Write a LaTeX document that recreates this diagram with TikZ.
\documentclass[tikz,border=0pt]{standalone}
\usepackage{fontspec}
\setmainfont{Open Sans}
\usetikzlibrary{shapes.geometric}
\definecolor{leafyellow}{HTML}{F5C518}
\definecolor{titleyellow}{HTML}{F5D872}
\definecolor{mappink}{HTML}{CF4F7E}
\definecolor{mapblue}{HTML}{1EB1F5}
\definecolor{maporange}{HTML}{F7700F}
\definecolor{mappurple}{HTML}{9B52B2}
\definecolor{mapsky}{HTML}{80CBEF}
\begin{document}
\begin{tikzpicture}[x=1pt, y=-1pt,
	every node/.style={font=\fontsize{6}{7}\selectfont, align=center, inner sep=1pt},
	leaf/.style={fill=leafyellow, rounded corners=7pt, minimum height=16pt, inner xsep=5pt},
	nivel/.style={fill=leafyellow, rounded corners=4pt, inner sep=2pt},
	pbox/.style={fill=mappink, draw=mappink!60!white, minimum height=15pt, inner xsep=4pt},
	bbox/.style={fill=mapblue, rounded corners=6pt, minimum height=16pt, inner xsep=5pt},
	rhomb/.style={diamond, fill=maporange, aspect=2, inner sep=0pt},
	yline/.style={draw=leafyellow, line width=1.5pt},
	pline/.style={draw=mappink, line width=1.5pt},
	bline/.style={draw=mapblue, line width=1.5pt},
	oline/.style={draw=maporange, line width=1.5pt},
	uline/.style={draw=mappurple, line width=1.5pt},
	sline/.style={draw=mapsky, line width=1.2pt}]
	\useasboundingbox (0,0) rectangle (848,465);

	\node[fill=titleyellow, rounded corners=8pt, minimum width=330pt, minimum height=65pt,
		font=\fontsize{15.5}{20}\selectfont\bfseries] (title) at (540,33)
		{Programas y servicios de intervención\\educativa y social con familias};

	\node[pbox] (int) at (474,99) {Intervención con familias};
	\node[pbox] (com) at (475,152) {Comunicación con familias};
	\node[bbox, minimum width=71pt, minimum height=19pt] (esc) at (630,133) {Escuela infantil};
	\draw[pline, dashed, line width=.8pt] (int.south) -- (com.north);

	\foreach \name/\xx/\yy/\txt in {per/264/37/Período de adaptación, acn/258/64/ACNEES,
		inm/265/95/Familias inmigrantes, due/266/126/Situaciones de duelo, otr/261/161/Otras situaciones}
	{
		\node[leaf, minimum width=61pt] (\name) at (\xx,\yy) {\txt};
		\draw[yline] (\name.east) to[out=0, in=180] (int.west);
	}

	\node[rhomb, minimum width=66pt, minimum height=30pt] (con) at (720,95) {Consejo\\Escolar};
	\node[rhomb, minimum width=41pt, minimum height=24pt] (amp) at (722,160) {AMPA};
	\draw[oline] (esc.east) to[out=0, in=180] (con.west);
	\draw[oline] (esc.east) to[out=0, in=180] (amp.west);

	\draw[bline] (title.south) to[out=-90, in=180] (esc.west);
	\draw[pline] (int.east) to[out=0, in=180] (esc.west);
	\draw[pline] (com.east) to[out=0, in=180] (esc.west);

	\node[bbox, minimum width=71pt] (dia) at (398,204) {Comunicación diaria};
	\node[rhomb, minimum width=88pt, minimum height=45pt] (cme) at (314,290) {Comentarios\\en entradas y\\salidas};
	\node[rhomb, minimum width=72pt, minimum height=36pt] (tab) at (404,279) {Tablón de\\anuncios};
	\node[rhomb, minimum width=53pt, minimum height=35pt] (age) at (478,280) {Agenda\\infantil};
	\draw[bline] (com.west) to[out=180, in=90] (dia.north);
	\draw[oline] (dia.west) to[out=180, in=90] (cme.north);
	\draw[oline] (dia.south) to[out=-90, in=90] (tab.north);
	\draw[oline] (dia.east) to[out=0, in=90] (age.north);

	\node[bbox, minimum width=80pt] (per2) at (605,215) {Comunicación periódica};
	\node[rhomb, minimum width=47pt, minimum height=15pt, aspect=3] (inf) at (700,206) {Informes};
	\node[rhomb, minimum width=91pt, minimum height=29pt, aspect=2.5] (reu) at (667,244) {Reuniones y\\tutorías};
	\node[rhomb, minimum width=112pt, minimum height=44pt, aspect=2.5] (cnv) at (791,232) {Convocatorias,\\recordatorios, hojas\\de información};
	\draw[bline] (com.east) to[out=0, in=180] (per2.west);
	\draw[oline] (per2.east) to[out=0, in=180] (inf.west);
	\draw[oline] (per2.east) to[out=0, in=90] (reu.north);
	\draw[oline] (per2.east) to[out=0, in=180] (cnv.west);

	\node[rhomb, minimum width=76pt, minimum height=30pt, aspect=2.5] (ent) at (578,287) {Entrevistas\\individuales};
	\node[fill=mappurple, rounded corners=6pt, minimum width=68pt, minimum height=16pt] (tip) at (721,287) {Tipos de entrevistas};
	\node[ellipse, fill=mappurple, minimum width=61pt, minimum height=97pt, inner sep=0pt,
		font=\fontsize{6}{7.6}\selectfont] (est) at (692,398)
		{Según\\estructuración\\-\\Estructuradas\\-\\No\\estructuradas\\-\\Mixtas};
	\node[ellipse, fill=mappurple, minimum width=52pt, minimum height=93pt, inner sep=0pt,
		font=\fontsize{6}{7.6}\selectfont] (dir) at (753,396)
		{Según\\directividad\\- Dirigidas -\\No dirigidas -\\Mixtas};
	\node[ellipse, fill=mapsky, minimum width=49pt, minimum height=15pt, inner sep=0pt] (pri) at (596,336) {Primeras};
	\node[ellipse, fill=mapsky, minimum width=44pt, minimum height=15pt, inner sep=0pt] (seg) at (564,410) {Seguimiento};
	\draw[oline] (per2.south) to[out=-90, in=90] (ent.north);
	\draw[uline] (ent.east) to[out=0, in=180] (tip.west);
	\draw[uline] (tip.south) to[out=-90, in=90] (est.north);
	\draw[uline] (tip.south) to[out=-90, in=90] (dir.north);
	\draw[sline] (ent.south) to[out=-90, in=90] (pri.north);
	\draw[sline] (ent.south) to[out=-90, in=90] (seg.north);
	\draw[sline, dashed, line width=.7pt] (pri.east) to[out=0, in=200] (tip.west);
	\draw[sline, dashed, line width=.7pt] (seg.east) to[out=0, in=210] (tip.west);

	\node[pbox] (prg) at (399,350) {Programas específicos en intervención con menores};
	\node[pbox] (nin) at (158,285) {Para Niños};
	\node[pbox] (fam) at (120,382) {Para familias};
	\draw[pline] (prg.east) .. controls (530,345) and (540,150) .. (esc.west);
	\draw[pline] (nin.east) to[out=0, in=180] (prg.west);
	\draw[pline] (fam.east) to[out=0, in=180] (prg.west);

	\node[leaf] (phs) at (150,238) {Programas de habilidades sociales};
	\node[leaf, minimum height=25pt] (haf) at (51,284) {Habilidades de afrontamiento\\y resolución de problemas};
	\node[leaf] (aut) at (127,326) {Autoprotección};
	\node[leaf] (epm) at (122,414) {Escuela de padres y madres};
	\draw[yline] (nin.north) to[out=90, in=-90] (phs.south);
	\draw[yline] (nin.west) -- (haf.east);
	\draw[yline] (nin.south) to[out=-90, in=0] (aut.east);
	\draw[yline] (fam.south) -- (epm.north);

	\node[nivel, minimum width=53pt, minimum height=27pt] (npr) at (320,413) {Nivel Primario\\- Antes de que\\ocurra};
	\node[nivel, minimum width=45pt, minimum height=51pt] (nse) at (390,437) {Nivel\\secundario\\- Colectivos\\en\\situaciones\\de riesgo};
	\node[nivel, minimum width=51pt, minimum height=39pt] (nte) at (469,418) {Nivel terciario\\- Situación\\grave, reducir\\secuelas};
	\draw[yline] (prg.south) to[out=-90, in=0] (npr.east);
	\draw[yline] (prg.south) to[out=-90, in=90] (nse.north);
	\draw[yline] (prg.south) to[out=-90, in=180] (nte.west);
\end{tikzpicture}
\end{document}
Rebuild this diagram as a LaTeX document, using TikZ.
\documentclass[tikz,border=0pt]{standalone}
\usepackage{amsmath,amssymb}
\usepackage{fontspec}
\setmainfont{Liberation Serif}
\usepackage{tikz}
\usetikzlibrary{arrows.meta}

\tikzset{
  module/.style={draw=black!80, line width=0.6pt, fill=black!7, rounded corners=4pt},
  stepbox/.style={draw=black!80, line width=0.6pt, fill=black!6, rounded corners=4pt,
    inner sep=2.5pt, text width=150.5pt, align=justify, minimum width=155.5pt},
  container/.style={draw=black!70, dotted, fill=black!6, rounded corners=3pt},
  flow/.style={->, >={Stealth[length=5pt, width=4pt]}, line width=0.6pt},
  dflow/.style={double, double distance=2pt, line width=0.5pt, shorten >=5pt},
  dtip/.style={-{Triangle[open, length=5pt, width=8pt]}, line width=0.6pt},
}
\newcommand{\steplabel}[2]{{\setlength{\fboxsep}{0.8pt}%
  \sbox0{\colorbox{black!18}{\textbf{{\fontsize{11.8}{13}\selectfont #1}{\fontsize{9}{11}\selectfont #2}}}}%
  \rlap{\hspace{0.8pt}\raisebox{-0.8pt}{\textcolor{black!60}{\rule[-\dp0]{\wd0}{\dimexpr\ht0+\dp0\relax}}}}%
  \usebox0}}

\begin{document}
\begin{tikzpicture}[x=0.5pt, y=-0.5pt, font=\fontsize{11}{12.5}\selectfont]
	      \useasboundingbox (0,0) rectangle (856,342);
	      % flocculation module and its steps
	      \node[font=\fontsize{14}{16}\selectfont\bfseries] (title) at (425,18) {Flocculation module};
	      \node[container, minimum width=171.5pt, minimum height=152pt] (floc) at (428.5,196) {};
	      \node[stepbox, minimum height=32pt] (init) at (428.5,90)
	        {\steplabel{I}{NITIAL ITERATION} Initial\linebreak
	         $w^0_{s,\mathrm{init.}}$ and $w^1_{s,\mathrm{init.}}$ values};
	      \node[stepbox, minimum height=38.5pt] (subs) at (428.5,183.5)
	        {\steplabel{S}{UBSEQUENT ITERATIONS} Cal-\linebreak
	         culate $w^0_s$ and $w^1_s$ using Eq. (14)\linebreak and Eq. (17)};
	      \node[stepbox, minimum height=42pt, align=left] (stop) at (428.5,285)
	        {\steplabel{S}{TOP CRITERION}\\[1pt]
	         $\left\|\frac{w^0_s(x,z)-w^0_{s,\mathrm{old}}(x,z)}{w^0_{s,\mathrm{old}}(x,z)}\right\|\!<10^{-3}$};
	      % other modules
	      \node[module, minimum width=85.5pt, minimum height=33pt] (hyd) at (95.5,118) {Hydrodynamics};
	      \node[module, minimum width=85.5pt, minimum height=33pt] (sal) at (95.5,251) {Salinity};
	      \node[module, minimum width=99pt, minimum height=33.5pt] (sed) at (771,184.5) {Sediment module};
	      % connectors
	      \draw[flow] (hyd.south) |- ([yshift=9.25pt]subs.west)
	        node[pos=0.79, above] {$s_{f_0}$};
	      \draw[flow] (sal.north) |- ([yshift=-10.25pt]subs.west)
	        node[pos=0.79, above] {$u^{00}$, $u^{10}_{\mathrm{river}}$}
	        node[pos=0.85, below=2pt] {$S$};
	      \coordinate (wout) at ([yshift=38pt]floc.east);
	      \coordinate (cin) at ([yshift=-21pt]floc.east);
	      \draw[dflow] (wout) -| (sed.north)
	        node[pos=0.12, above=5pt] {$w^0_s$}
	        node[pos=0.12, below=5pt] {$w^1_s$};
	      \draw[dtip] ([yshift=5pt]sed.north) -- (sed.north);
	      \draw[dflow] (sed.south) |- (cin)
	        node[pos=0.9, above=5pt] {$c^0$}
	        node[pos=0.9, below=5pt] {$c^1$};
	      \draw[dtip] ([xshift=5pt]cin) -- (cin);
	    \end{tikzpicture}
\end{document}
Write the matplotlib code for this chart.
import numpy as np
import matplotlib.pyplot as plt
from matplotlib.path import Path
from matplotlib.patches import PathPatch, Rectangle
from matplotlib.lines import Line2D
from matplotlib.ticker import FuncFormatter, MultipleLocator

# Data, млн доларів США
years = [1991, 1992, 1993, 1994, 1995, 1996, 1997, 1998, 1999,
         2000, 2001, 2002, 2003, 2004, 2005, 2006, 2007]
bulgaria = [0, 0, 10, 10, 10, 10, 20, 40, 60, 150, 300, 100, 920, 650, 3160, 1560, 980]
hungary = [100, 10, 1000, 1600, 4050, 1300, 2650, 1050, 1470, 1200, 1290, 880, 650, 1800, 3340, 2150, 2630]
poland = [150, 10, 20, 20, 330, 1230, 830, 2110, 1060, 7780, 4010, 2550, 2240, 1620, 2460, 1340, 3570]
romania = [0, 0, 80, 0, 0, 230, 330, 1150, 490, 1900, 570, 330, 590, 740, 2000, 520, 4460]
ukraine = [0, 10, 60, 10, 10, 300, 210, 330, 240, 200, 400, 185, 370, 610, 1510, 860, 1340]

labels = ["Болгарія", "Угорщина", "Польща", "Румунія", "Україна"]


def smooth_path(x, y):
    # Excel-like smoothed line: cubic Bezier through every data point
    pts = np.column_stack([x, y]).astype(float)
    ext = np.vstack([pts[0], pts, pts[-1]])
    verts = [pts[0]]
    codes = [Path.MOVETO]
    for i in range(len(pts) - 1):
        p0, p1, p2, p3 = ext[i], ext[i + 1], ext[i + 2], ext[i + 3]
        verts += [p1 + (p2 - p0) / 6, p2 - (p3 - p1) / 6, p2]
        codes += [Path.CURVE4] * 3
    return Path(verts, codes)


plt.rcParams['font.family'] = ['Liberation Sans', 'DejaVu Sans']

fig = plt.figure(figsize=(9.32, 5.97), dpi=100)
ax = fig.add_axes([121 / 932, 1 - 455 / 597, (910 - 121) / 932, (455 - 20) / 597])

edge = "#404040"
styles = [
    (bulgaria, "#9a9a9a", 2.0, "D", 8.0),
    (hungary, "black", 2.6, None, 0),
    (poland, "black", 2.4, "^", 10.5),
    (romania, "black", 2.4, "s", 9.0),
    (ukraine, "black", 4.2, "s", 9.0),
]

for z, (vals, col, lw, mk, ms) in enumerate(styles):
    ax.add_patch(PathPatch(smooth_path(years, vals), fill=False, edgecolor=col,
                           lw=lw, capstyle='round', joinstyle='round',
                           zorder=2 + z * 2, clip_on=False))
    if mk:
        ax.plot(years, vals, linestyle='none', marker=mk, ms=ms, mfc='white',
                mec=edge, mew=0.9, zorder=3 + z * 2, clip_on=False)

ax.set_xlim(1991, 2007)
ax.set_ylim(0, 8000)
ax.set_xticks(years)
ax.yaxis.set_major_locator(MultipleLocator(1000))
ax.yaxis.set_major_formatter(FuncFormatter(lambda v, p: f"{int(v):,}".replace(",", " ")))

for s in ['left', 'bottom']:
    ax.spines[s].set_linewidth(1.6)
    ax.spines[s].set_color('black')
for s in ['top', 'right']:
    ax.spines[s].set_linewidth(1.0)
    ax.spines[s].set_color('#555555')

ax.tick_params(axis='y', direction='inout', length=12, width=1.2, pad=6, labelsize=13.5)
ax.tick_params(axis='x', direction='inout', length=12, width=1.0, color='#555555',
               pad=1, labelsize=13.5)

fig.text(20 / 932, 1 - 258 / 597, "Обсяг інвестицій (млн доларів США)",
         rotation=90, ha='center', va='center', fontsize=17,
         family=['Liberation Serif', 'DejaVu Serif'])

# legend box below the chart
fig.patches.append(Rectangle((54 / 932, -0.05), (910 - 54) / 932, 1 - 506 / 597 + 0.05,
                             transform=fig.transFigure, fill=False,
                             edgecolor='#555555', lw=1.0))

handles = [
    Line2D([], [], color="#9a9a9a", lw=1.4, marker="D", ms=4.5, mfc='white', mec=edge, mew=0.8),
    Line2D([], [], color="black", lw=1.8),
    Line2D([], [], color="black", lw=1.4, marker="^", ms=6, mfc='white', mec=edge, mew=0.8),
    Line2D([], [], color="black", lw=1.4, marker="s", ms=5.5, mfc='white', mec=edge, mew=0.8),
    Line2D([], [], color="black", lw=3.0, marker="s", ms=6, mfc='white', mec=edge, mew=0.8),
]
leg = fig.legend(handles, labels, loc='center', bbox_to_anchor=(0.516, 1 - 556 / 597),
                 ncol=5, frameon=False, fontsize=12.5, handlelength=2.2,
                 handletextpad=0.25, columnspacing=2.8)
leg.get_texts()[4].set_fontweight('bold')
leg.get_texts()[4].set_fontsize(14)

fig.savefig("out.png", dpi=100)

──────

Begin at the line that has "Write the matplotlib code for this chart."; stop after the line that has "ax = fig.add_axes([121". Copy every line in that span exactly.

**Response to this task:**
Write the matplotlib code for this chart.
import numpy as np
import matplotlib.pyplot as plt
from matplotlib.path import Path
from matplotlib.patches import PathPatch, Rectangle
from matplotlib.lines import Line2D
from matplotlib.ticker import FuncFormatter, MultipleLocator

# Data, млн доларів США
years = [1991, 1992, 1993, 1994, 1995, 1996, 1997, 1998, 1999,
         2000, 2001, 2002, 2003, 2004, 2005, 2006, 2007]
bulgaria = [0, 0, 10, 10, 10, 10, 20, 40, 60, 150, 300, 100, 920, 650, 3160, 1560, 980]
hungary = [100, 10, 1000, 1600, 4050, 1300, 2650, 1050, 1470, 1200, 1290, 880, 650, 1800, 3340, 2150, 2630]
poland = [150, 10, 20, 20, 330, 1230, 830, 2110, 1060, 7780, 4010, 2550, 2240, 1620, 2460, 1340, 3570]
romania = [0, 0, 80, 0, 0, 230, 330, 1150, 490, 1900, 570, 330, 590, 740, 2000, 520, 4460]
ukraine = [0, 10, 60, 10, 10, 300, 210, 330, 240, 200, 400, 185, 370, 610, 1510, 860, 1340]

labels = ["Болгарія", "Угорщина", "Польща", "Румунія", "Україна"]


def smooth_path(x, y):
    # Excel-like smoothed line: cubic Bezier through every data point
    pts = np.column_stack([x, y]).astype(float)
    ext = np.vstack([pts[0], pts, pts[-1]])
    verts = [pts[0]]
    codes = [Path.MOVETO]
    for i in range(len(pts) - 1):
        p0, p1, p2, p3 = ext[i], ext[i + 1], ext[i + 2], ext[i + 3]
        verts += [p1 + (p2 - p0) / 6, p2 - (p3 - p1) / 6, p2]
        codes += [Path.CURVE4] * 3
    return Path(verts, codes)


plt.rcParams['font.family'] = ['Liberation Sans', 'DejaVu Sans']

fig = plt.figure(figsize=(9.32, 5.97), dpi=100)
ax = fig.add_axes([121 / 932, 1 - 455 / 597, (910 - 121) / 932, (455 - 20) / 597])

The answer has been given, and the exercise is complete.